I am not yet in a position to make any statement on the subject of recruitment to the College, but when arangements are complete they will be announced in the Press. As regards short-term service, recruitment of constables will start shortly and the terms of engagement will be similar to those for long-term service, except that promotion will only be attainable to the rank of sergeant and retirement with a gratuity after 10 years' service will be provided for.
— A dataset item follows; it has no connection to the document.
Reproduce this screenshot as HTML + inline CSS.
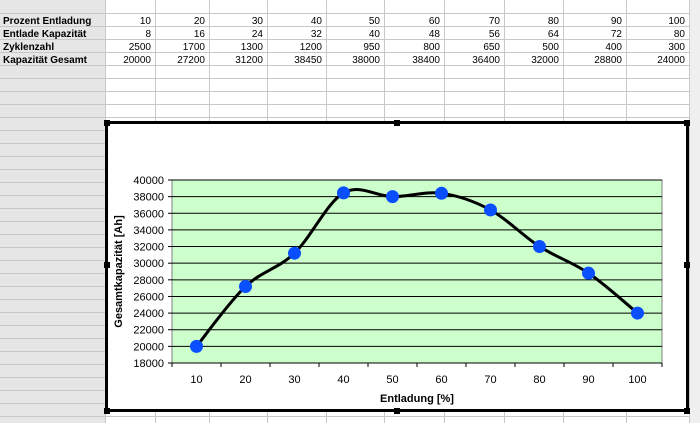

A Press announcement will be issued on this matter also.

Photo of Mr William Thorne Mr William Thorne , West Ham Plaistow

May I ask whether in the recruitment for this service the social position of the men in question will be inquired into?

Photo of Mr John Gilmour Mr John Gilmour , Glasgow Pollok

All inquiries that are made as to recruitment of any person coming into the Police Force will apply to both classes.

Photo of Mr Aneurin Bevan Mr Aneurin Bevan , Ebbw Vale

Are they to have special uniforms—brown shirts?

Photo of Mr David Adams Mr David Adams , Poplar South Poplar

38.

asked the Home Secretary whether the appointment of the Commissioner of the Metropolitan Police is a full time and full pay appointment; whether his attention has been drawn to the engagement of the present commissioner on inspection duties of the Royal Air Force; and whether such duties call for the special appointment of a deputy or assistant at New Scotland Yard during such times?

Photo of Mr John Gilmour Mr John Gilmour , Glasgow Pollok

Lord Trenchard's appointment as Commissioner of Police is a full-time appointment. With regard to the second part of the question, the facts are that he was invited to visit one of the depots of the Royal Air Force on the 25th July and that he accepted the invitation. It has long been customary to invite distinguished officers to pay visits of that kind; it is an honour to them, and I cannot think that any exception can reasonably be taken to the spending of a few hours in that way. No special appointment at New Scotland Yard was required on the occasion referred to.